When it comes to virtualizing systems, Microsoft has a few very key moves as of late -- moves that clearly put the heat on VMware. The first of these was when the Redmond-based company announced that certain editions of Vista will include free "express" versions of Microsoft's Virtual PC. Although the licensing details are a bit too stingy for my liking, the express version allows end users to run one virtual machine (in addition to the host OS). The next of these moves was the announcement that Microsoft's Virtual Server would support Linux as a guest OS (see my question: In a world of virtualization, should Windows host Linux or should Linux host Windows?). And then came news that the formerly $99 download of Microsoft's Virtual Server is now free.
VMware apparently saw this coming. To its credit, it pre-empted Microsoft with some freebies of its own. But, despite VMware's ties to EMC (as a wholly-owned subsidiary) and its most excellent partnerships with several system OEMs, Microsoft has one big honkin' channel that can do to VMware what the company has done to several other cottage industries (memory management, disk compression, and now, security): devastate it. Microsoft's non-involvement in Linux gave VMware a distinct advantage. Microsoft did Windows only. XEN (the open source virtualization guys) did Linux only. Meanwhile, VMware goes every which way but loose with a nice range of both host and guest operating system choices (not just Windows and Linux). But now that Microsoft is giving its technology away an supporting Linux as a guest OS on its server product, it's a whole new ball game (even though Windows play host to a Linux guest doesn't sound nearly as attractive as the reverse).

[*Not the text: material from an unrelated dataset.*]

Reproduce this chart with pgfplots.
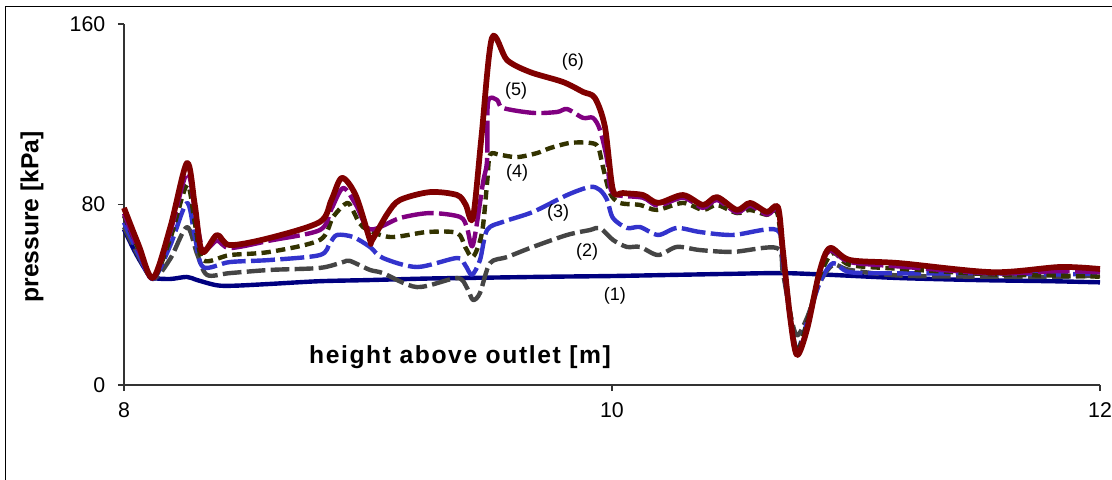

So, now, Diane Green has to really make her case and if you read her blog, you can see that she's playing the standards card the hardest. Wrote Green:
The disk format of a virtual machine and the libraries that use that format will define how people provision, patch, recover, and otherwise manipulate their virtual machines. Microsoft is today pushing a standard called VHD that has a Microsoft license as a requirement for full access. VMware has offered a specification, VMDK, that is freely available and has no license requirement.
I've been following virtualization technologies pretty closely. But this little intellectual property snafu had so far escaped my radar. The best discussion I've seen so far (one that covers Microsoft, VMware, and XEN) is here. From the looks of things (please correct me if I'm wrong here), even though VMware has made its technology freely available (no license requirement), that itself apparently hasn't established VMDK as the de facto standard since XEN doesn't natively use VMDK. All this said, I'm a huge fan of VMware and use it every day on one of my notebooks. But its clear that the company isn't going to so easily dominate the virtualization market the way it has for so many years. If that sort of stiffening of the competition is what it takes for presidents to start blogging, then maybe we'll see some more tech execs jumped into the fray (sooner rather than later).